■ Data block ■
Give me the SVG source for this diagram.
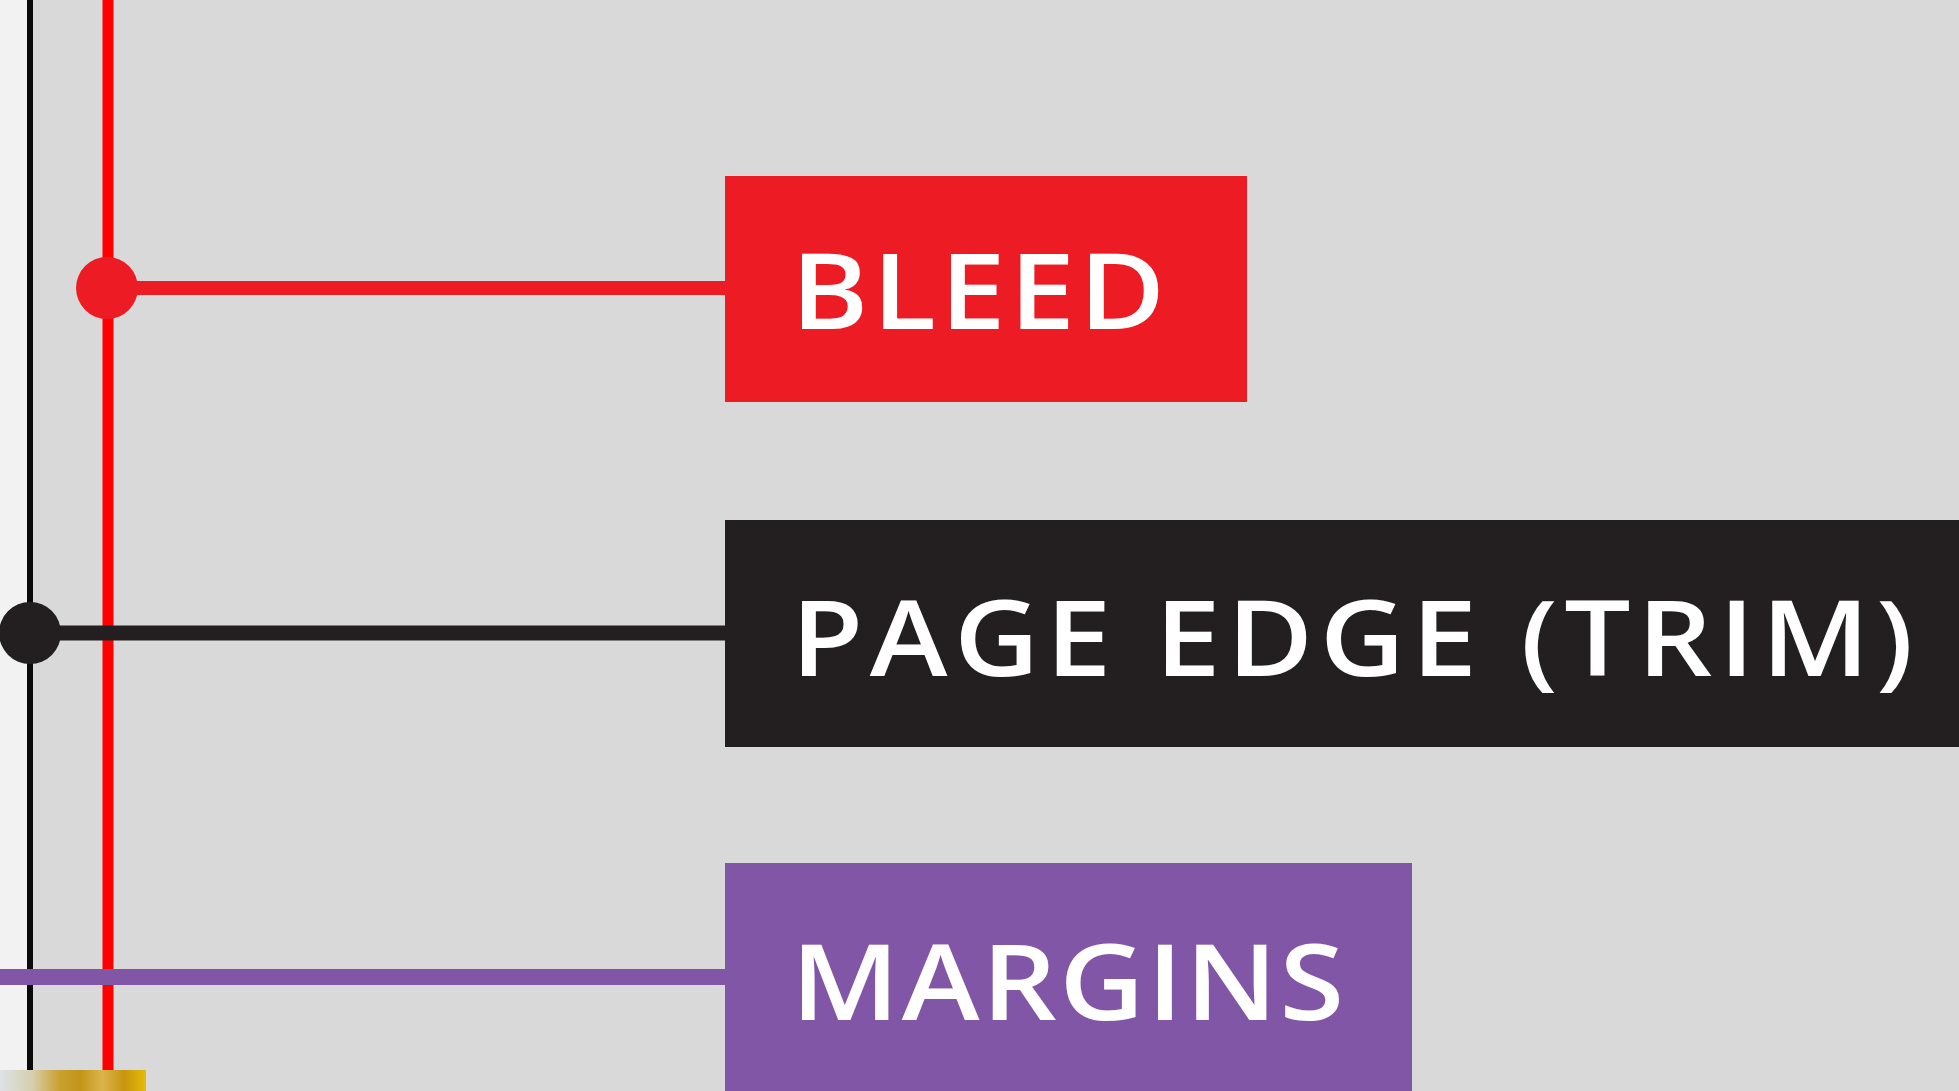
<svg xmlns="http://www.w3.org/2000/svg" width="1959" height="1091" viewBox="0 0 1959 1091">
  <style>
    .lbl { font-family: "Open Sans", "Noto Sans", "Liberation Sans", sans-serif; font-weight: 600; font-size: 105px; fill: #ffffff; }
    .conn { fill: none; }
  </style>
  <defs>
    <linearGradient id="gold" x1="0" y1="0" x2="1" y2="0">
      <stop offset="0" stop-color="#dde2e5"/>
      <stop offset="0.22" stop-color="#d6cfb0"/>
      <stop offset="0.4" stop-color="#c9a232"/>
      <stop offset="0.55" stop-color="#c39418"/>
      <stop offset="0.7" stop-color="#dcb44c"/>
      <stop offset="0.85" stop-color="#c8950f"/>
      <stop offset="1" stop-color="#e5bb08"/>
    </linearGradient>
  </defs>
  <rect x="0" y="0" width="1959" height="1091" fill="#d9d9d9"/>
  <rect x="0" y="0" width="27" height="1091" fill="#f2f2f2"/>
  <g id="connectors">
    <line class="conn" x1="30" y1="0" x2="30" y2="1091" stroke="#0a0a0a" stroke-width="6"/>
    <line class="conn" x1="108" y1="0" x2="108" y2="1091" stroke="#ff0000" stroke-width="11"/>
    <line class="conn" x1="108" y1="288" x2="726" y2="288" stroke="#ed1c24" stroke-width="14"/>
    <line class="conn" x1="30" y1="633" x2="726" y2="633" stroke="#231f20" stroke-width="15"/>
    <line class="conn" x1="0" y1="977" x2="726" y2="977" stroke="#8156a6" stroke-width="16"/>
    <circle cx="107" cy="288" r="31" fill="#ed1c24"/>
    <circle cx="30" cy="633" r="31" fill="#231f20"/>
  </g>
  <g id="node-bleed">
    <rect x="725" y="176" width="522" height="226" fill="#ed1c24"/>
    <text class="lbl" transform="translate(791,329) scale(1.12,1)" x="0" y="0" textLength="334" lengthAdjust="spacing">BLEED</text>
  </g>
  <g id="node-trim">
    <rect x="725" y="520" width="1234" height="227" fill="#231f20"/>
    <text class="lbl" transform="translate(791,676) scale(1.12,1)" x="0" y="0" textLength="1002" lengthAdjust="spacing">PAGE EDGE (TRIM)</text>
  </g>
  <g id="node-margins">
    <rect x="725" y="863" width="687" height="228" fill="#8156a6"/>
    <text class="lbl" transform="translate(791,1020) scale(1.12,1)" x="0" y="0" textLength="494" lengthAdjust="spacing">MARGINS</text>
  </g>
  <rect x="0" y="1070" width="146" height="21" fill="url(#gold)"/>
</svg>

■ Task requirements ■
Copy out all the data exactly; skip the pictures.

■ Solution to the exercise ■
Give me the SVG source for this diagram.
<svg xmlns="http://www.w3.org/2000/svg" width="1959" height="1091" viewBox="0 0 1959 1091">
  <style>
    .lbl { font-family: "Open Sans", "Noto Sans", "Liberation Sans", sans-serif; font-weight: 600; font-size: 105px; fill: #ffffff; }
    .conn { fill: none; }
  </style>
  <defs>
    <linearGradient id="gold" x1="0" y1="0" x2="1" y2="0">
      <stop offset="0" stop-color="#dde2e5"/>
      <stop offset="0.22" stop-color="#d6cfb0"/>
      <stop offset="0.4" stop-color="#c9a232"/>
      <stop offset="0.55" stop-color="#c39418"/>
      <stop offset="0.7" stop-color="#dcb44c"/>
      <stop offset="0.85" stop-color="#c8950f"/>
      <stop offset="1" stop-color="#e5bb08"/>
    </linearGradient>
  </defs>
  <rect x="0" y="0" width="1959" height="1091" fill="#d9d9d9"/>
  <rect x="0" y="0" width="27" height="1091" fill="#f2f2f2"/>
  <g id="connectors">
    <line class="conn" x1="30" y1="0" x2="30" y2="1091" stroke="#0a0a0a" stroke-width="6"/>
    <line class="conn" x1="108" y1="0" x2="108" y2="1091" stroke="#ff0000" stroke-width="11"/>
    <line class="conn" x1="108" y1="288" x2="726" y2="288" stroke="#ed1c24" stroke-width="14"/>
    <line class="conn" x1="30" y1="633" x2="726" y2="633" stroke="#231f20" stroke-width="15"/>
    <line class="conn" x1="0" y1="977" x2="726" y2="977" stroke="#8156a6" stroke-width="16"/>
    <circle cx="107" cy="288" r="31" fill="#ed1c24"/>
    <circle cx="30" cy="633" r="31" fill="#231f20"/>
  </g>
  <g id="node-bleed">
    <rect x="725" y="176" width="522" height="226" fill="#ed1c24"/>
    <text class="lbl" transform="translate(791,329) scale(1.12,1)" x="0" y="0" textLength="334" lengthAdjust="spacing">BLEED</text>
  </g>
  <g id="node-trim">
    <rect x="725" y="520" width="1234" height="227" fill="#231f20"/>
    <text class="lbl" transform="translate(791,676) scale(1.12,1)" x="0" y="0" textLength="1002" lengthAdjust="spacing">PAGE EDGE (TRIM)</text>
  </g>
  <g id="node-margins">
    <rect x="725" y="863" width="687" height="228" fill="#8156a6"/>
    <text class="lbl" transform="translate(791,1020) scale(1.12,1)" x="0" y="0" textLength="494" lengthAdjust="spacing">MARGINS</text>
  </g>
  <rect x="0" y="1070" width="146" height="21" fill="url(#gold)"/>
</svg>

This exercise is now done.